El 10 de noviembre, y antes, el 20 de octubre, los bolivianos parecieron estar en una escena de Halloween: el gobierno de Evo, que ya había intentado con “¿Truco?” y al no funcionarle y ser descubierto en uno de los episodios más ramplones de cálculo político fallido, intentó con “¿Trato?”, pero ya era tarde.
Desde entonces dos representaciones sociales de lo ocurrido en Bolivia luchan por imponerse como dominante: la del golpe, manejada sobre todo por el aparato propagandístico de la izquierda, siempre más eficiente que sus gobiernos, y que procura superar la desmitificación de la fe revolucionaria generada con la crisis del marxismo y el derrumbe del socialismo.
La otra representación que entra en la pugna por hacerse dominante es la sostenida por lo que suele llamarse derecha, pero que es mucho más amplia, pues a ella se suman movimientos sociales y movimientos políticos socialdemócratas y que afirma que no se trata de golpe alguno.
Esta corriente expresa que el proceso que desaloja a Evo Morales del poder está conectada íntimamente con un fraude electoral, técnicamente probado en el informe de la OEA y en el desconocimiento por parte de Evo del referéndum que se realizó el 21 de febrero cuyo objetivo fue la aprobación o rechazo del proyecto de modificación constitucional para permitir al presidente y al vicepresidente del Estado boliviano postularse a ser reelegidos. El «No» ganó con un total de 51% de los votos, mientras el «Sí» obtuvo 49% de votos restantes.
Golpe o no golpe, he allí la cuestión. En todo caso, el modelo personalista de Morales entra en crisis. Hasta ese momento, había tenido éxito económicamente y políticamente. En el proyecto de Evo Morales el espacio político se había construido mediante apelaciones de motivaciones emocionales y morales; el mismo dice que su “pecado es ser indígena y pobre” y con esos argumentos empezó a construir su espacio político y el de todos los bolivianos interpelados como masas, movidos por afectos y pasiones. Y eso resultó en lo que suele resultar los modelos de este tipo: un mesías intolerante que se rebela contra toda idea que pretenda sustituirle.
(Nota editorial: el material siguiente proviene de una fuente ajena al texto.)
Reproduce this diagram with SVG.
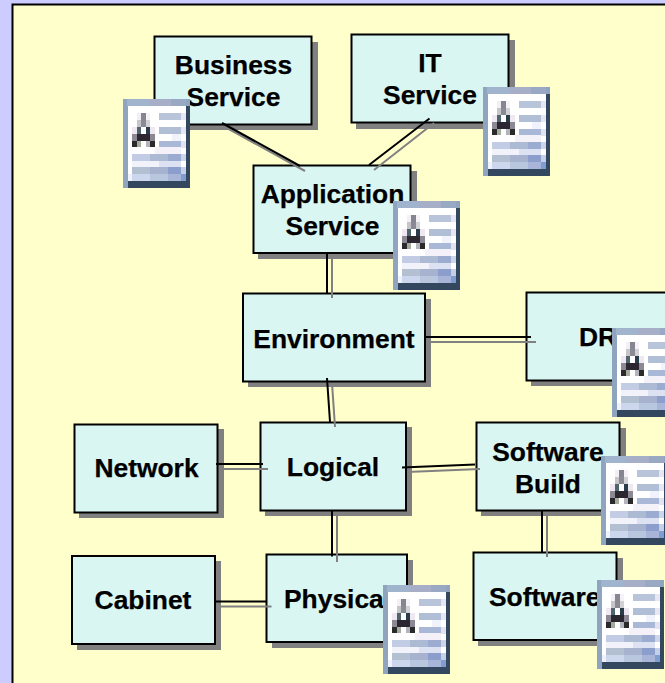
<svg xmlns="http://www.w3.org/2000/svg" width="665" height="683" viewBox="0 0 665 683">
<style>
.shadow{fill:#808080}
.box{fill:#daf6f2;stroke:#000;stroke-width:2}
text{font-family:"Liberation Sans",Arial,sans-serif;font-weight:700;font-size:26.4px;fill:#000;stroke:#000;stroke-width:.25}
.m{text-anchor:middle}
.k{stroke:#000;stroke-width:2;fill:none}
.g{stroke:#808080;stroke-width:2;fill:none}
</style>
<defs>
<g id="doc" shape-rendering="crispEdges">
<rect width="67" height="89" fill="#8fa4bf"/>
<rect x="4.5" y="7" width="58.5" height="75" fill="#fff"/>
<rect x="63" y="7" width="4" height="82" fill="#33475f"/>
<rect x="4.5" y="82" width="62.5" height="7" fill="#33475f"/>
<rect x="4" width="22" height="7" fill="#a0b4cd"/>
<rect x="26" width="22" height="7" fill="#a6aec8"/>
<rect x="48" width="15" height="7" fill="#99a9c4"/>
<rect x="13.500" y="14" width="4.500" height="7" fill="#f4eef6"/>
<rect x="18" y="14" width="4.500" height="7" fill="#868690"/>
<rect x="22.500" y="14" width="4.500" height="7" fill="#f7f2f8"/>
<rect x="13.500" y="21" width="4.500" height="6.500" fill="#c6c6c8"/>
<rect x="18" y="21" width="4.500" height="6.500" fill="#8a8a94"/>
<rect x="22.500" y="21" width="4.500" height="6.500" fill="#d2d2d4"/>
<rect x="9" y="27.500" width="4.500" height="7" fill="#efe8f0"/>
<rect x="13.500" y="27.500" width="4.500" height="7" fill="#52646e"/>
<rect x="22.500" y="27.500" width="4.500" height="7" fill="#2a3c4a"/>
<rect x="27" y="27.500" width="4.500" height="7" fill="#efe8f0"/>
<rect x="9" y="34.500" width="4.500" height="7" fill="#8c8894"/>
<rect x="13.500" y="34.500" width="13.500" height="7" fill="#2c2630"/>
<rect x="27" y="34.500" width="4.500" height="7" fill="#8c8894"/>
<rect x="9" y="41.500" width="4.500" height="6.500" fill="#2a2a2a"/>
<rect x="13.500" y="41.500" width="4.500" height="6.500" fill="#a4aca0"/>
<rect x="22.500" y="41.500" width="4.500" height="6.500" fill="#b4b4bc"/>
<rect x="27" y="41.500" width="4.500" height="6.500" fill="#2a2a2a"/>
<rect x="36" y="14" width="22" height="7" fill="#b8c4da"/><rect x="58" y="14" width="4.500" height="7" fill="#e6e6f4"/>
<rect x="36" y="27.500" width="22" height="7" fill="#b0bed6"/><rect x="58" y="27.500" width="4.500" height="7" fill="#e6e6f4"/>
<rect x="49" y="34.500" width="9" height="7" fill="#f0f2fc"/>
<rect x="36" y="41.500" width="22" height="7" fill="#a8b8d6"/><rect x="58" y="41.500" width="4.500" height="7" fill="#e2e2f0"/>
<rect x="32" y="48" width="26" height="7" fill="#f4f2f8"/>
<rect x="9" y="55" width="18" height="7" fill="#c2cce4"/><rect x="27" y="55" width="18" height="7" fill="#acbad4"/><rect x="45" y="55" width="13" height="7" fill="#9cacd0"/><rect x="58" y="55" width="4.500" height="7" fill="#ccd6ea"/>
<rect x="9" y="62" width="27" height="6" fill="#f2f2fa"/><rect x="36" y="62" width="22" height="6" fill="#dce2f2"/>
<rect x="9" y="68" width="18" height="7" fill="#b2c0d2"/><rect x="27" y="68" width="18" height="7" fill="#a6b2ce"/><rect x="45" y="68" width="13" height="7" fill="#8c9ecc"/><rect x="58" y="68" width="4.500" height="7" fill="#c4d0e8"/>
<rect x="4.500" y="75" width="4.500" height="7" fill="#eef2fc"/><rect x="9" y="75" width="18" height="7" fill="#ccd6ec"/><rect x="27" y="75" width="18" height="7" fill="#b8c6de"/><rect x="45" y="75" width="13" height="7" fill="#a8b4d8"/><rect x="58" y="75" width="4.500" height="7" fill="#7f9dd0"/>
</g>
</defs>
<rect width="665" height="683" fill="#ccccff"/>
<rect x="12.500" y="4.500" width="670" height="690" fill="#ffffcc" stroke="#000" stroke-width="2"/>
<g id="node-business">
<rect class="shadow" x="159" y="42" width="159" height="88"/>
<rect class="box" x="154.500" y="36.500" width="157" height="88"/>
<text class="m" x="233.500" y="74">Business</text><text class="m" x="233.500" y="105.500">Service</text>
<use href="#doc" x="123" y="99"/>
</g>
<g id="node-it">
<rect class="shadow" x="356" y="40" width="159" height="89"/>
<rect class="box" x="351.500" y="34.500" width="157" height="88"/>
<text class="m" x="430" y="72">IT</text><text class="m" x="430" y="104">Service</text>
<use href="#doc" x="483" y="87"/>
</g>
<g id="node-application">
<rect class="shadow" x="258" y="171" width="159" height="88"/>
<rect class="box" x="253.500" y="165.500" width="157" height="87.500"/>
<text class="m" x="332.500" y="203">Application</text><text class="m" x="332.500" y="235">Service</text>
<use href="#doc" x="393" y="201"/>
</g>
<g id="node-environment">
<rect class="shadow" x="248" y="299" width="183" height="88"/>
<rect class="box" x="243" y="293.500" width="182" height="88"/>
<text class="m" x="334" y="348">Environment</text>
</g>
<g id="node-dr">
<rect class="shadow" x="531" y="298" width="160" height="88"/>
<rect class="box" x="526.500" y="292.500" width="160" height="88"/>
<text x="579" y="346">DR</text>
<use href="#doc" x="612" y="328"/>
</g>
<g id="node-network">
<rect class="shadow" x="79" y="429" width="145" height="89"/>
<rect class="box" x="74.500" y="424.500" width="143" height="88"/>
<text class="m" x="146.500" y="477">Network</text>
</g>
<g id="node-logical">
<rect class="shadow" x="265" y="427" width="147" height="89"/>
<rect class="box" x="260.500" y="422.500" width="145.500" height="88"/>
<text class="m" x="333" y="476">Logical</text>
</g>
<g id="node-software-build">
<rect class="shadow" x="481" y="428" width="145" height="88"/>
<rect class="box" x="476.500" y="422.500" width="143" height="88"/>
<text class="m" x="548" y="460.500">Software</text><text class="m" x="548" y="492.500">Build</text>
<use href="#doc" x="601" y="456"/>
</g>
<g id="node-cabinet">
<rect class="shadow" x="77" y="561" width="144" height="89"/>
<rect class="box" x="72" y="556" width="143" height="88"/>
<text class="m" x="143" y="609">Cabinet</text>
</g>
<g id="node-physical">
<rect class="shadow" x="272" y="560" width="141" height="88"/>
<rect class="box" x="266.500" y="554.500" width="140.500" height="87.500"/>
<text x="284" y="607.500">Physical</text>
<use href="#doc" x="383" y="585"/>
</g>
<g id="node-software">
<rect class="shadow" x="478" y="558" width="145" height="88"/>
<rect class="box" x="473.500" y="552.500" width="143" height="87.500"/>
<text x="489" y="605.500">Software</text>
<use href="#doc" x="597" y="580"/>
</g>
<g id="connectors">
<path class="g" d="M227 128L305 171M434 123L374 170M332 258V298M332 383L335 427M429 342H536M407 472L480 469M221 469H268M337 515V562M219 606.500H271.500M547 515V557"/>
<path class="k" d="M222 123L300 166M429.500 118.500L369 165M327 253V293M327 378L330 422M424 337H531M402 467.500L475 464.500M216 464H263M332 510V556.500M214 601.500H266.500M542 510V552"/>
</g>
</svg>
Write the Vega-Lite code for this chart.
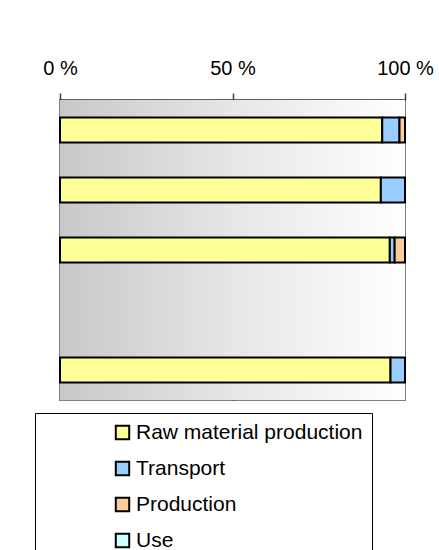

El 10 de noviembre sus aparatos de poder, inequívocamente autoritarios, (primero, el TSJ boliviano que inconstitucionalmente había cambiado la decisión del ciudadano en el referéndum y en segundo lugar, el Tribunal Supremo Electoral que cambió los resultados electorales que la gente se había dado y que remitía a una segunda vuelta) fueron rebasados en su ámbito de validez por el movimiento de la sociedad civil, de los partidos organizados en la oposición y fundamentalmente por los que tienen el monopolio de las armas: las fuerzas policiales y el Ejército y lo sacaron del poder.
¿Es ese un golpe de Estado? Algunos dirán que sí, que tiene los elementos de un golpe. Pero es que acaso, Morales una vez que llamó a una nueva elección y a la renovación del TSE no estaba asumiendo que el fraude se había originado. Es que acaso, ¿no estaba Evo en conocimiento de esa operación? Pues en un gobierno de naturaleza personalista es casi imposible que una operación semejante, de tal envergadura, no sea del conocimiento del líder todo poderoso. Y eso obviamente le retiró la legitimidad a Morales y dejó de tener la autoridad que emana de la legitimidad por origen. Como consecuencia, el poder se desplazó del Ejecutivo a la sociedad civil y al movimiento cívico politizado conjuntamente con la policía y el Ejército.
La discusión seguirá: fue golpe o no. En todo caso, la crisis boliviana no está cerca de resolverse; veremos si las autoridades que resulten puedan organizar el orden y la paz dentro de la democracia. Pues en todo caso es desde el poder de donde se organiza el orden social y político.